### EXERCISE BRIEF
Leave out the pictures and set down exactly the lines from the start of the listing through the one with "CLUSTER_FIT_VAL = [113.5, 250.5]", both included.

### DATA SEGMENT
----

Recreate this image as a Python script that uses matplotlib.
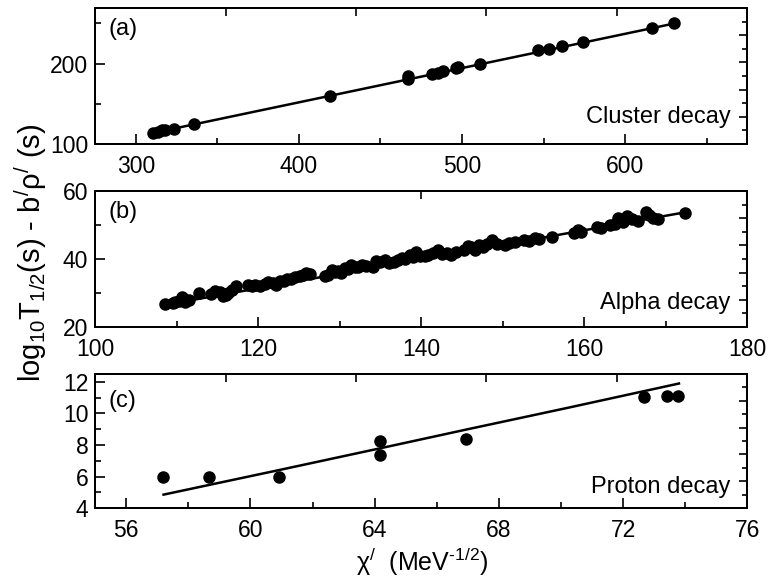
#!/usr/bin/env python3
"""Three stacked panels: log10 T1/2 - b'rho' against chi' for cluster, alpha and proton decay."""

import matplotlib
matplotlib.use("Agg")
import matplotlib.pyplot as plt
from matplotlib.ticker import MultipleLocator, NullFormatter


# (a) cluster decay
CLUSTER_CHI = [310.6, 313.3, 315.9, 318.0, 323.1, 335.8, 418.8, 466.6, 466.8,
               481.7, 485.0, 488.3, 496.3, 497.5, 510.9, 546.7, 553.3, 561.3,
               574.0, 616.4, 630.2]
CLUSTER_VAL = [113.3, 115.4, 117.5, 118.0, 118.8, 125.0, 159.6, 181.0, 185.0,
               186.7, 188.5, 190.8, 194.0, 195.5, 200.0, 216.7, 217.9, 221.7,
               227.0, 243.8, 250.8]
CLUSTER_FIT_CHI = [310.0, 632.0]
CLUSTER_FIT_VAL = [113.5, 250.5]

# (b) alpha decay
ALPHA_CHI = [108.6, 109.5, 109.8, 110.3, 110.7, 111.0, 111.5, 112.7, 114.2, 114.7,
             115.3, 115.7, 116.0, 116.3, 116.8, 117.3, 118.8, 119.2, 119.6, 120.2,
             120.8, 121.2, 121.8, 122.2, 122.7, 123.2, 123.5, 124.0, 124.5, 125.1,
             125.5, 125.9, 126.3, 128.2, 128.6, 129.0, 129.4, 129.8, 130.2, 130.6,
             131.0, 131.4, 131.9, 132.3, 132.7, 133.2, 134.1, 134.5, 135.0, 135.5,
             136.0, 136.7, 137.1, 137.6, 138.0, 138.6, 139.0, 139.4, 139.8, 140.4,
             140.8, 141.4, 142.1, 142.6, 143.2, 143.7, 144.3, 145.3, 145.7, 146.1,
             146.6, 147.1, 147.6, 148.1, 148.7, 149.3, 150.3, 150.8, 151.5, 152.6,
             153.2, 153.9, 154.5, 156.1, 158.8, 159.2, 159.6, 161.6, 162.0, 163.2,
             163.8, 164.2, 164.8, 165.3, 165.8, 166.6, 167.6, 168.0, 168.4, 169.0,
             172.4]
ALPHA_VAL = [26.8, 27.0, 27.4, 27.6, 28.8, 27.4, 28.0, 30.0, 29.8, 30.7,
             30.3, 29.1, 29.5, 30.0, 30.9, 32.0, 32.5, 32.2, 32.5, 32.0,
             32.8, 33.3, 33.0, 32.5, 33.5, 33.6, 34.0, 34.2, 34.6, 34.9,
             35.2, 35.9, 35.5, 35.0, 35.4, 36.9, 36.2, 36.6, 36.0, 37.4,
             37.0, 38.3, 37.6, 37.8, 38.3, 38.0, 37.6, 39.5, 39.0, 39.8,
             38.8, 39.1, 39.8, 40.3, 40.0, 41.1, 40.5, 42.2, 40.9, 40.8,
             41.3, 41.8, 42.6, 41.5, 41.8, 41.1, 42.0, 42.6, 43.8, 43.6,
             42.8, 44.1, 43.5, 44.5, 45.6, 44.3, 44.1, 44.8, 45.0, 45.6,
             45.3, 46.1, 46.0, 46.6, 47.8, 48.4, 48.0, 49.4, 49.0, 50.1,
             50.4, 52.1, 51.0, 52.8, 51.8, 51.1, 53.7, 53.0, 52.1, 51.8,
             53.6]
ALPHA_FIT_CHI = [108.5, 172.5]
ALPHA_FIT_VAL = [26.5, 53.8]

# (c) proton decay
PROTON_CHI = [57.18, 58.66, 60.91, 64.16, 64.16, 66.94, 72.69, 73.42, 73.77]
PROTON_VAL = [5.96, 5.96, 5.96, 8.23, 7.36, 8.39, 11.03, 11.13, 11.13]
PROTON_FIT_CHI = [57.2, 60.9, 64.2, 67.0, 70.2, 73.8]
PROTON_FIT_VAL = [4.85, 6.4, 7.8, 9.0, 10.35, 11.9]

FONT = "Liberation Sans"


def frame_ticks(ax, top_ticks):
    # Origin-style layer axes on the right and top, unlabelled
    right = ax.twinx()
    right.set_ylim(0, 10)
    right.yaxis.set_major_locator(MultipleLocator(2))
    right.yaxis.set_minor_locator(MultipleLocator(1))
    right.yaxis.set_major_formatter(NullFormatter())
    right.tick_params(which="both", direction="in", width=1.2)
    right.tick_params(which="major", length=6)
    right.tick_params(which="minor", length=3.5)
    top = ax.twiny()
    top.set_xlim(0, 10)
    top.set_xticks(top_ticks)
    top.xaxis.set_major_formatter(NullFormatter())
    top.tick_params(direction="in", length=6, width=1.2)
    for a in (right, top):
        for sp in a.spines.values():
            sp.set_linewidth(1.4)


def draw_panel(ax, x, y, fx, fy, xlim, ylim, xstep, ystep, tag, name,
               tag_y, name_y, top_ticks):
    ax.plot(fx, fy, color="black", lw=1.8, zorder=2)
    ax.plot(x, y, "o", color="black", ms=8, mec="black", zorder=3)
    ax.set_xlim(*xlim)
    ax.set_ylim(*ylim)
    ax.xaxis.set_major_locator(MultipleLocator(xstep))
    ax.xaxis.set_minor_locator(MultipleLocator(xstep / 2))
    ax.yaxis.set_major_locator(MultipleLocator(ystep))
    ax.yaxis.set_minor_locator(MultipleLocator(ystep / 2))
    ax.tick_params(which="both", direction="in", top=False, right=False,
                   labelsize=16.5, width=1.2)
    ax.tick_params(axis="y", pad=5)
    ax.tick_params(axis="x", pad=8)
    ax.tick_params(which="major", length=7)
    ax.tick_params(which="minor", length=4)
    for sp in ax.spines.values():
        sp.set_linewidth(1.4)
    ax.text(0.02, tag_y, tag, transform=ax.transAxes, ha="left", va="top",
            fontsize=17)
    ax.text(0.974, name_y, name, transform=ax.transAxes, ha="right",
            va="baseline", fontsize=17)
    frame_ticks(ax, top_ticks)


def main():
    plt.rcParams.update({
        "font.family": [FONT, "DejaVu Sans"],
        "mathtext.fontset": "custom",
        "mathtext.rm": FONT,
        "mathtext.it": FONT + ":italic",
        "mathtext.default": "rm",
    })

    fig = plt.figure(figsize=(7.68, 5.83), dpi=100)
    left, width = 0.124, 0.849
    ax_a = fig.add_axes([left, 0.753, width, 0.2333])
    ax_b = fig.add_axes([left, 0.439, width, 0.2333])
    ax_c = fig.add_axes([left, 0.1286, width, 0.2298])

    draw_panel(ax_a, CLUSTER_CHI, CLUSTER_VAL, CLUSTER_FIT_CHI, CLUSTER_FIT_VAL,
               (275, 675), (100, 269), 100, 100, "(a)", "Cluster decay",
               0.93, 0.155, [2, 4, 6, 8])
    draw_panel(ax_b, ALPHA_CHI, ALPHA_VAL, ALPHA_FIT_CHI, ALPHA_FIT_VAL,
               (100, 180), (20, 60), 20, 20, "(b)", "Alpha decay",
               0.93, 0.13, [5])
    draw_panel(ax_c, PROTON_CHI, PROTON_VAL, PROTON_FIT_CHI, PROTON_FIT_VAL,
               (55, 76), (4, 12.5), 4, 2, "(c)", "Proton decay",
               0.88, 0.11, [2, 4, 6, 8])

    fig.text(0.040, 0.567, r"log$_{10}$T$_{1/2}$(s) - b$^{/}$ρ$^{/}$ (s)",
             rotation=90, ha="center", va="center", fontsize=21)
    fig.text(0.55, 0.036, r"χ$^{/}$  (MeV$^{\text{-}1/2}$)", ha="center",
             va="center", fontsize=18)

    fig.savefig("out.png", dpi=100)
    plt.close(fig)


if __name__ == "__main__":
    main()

----

### PROBLEM SOLUTION
Recreate this image as a Python script that uses matplotlib.
#!/usr/bin/env python3
"""Three stacked panels: log10 T1/2 - b'rho' against chi' for cluster, alpha and proton decay."""

import matplotlib
matplotlib.use("Agg")
import matplotlib.pyplot as plt
from matplotlib.ticker import MultipleLocator, NullFormatter


# (a) cluster decay
CLUSTER_CHI = [310.6, 313.3, 315.9, 318.0, 323.1, 335.8, 418.8, 466.6, 466.8,
               481.7, 485.0, 488.3, 496.3, 497.5, 510.9, 546.7, 553.3, 561.3,
               574.0, 616.4, 630.2]
CLUSTER_VAL = [113.3, 115.4, 117.5, 118.0, 118.8, 125.0, 159.6, 181.0, 185.0,
               186.7, 188.5, 190.8, 194.0, 195.5, 200.0, 216.7, 217.9, 221.7,
               227.0, 243.8, 250.8]
CLUSTER_FIT_CHI = [310.0, 632.0]
CLUSTER_FIT_VAL = [113.5, 250.5]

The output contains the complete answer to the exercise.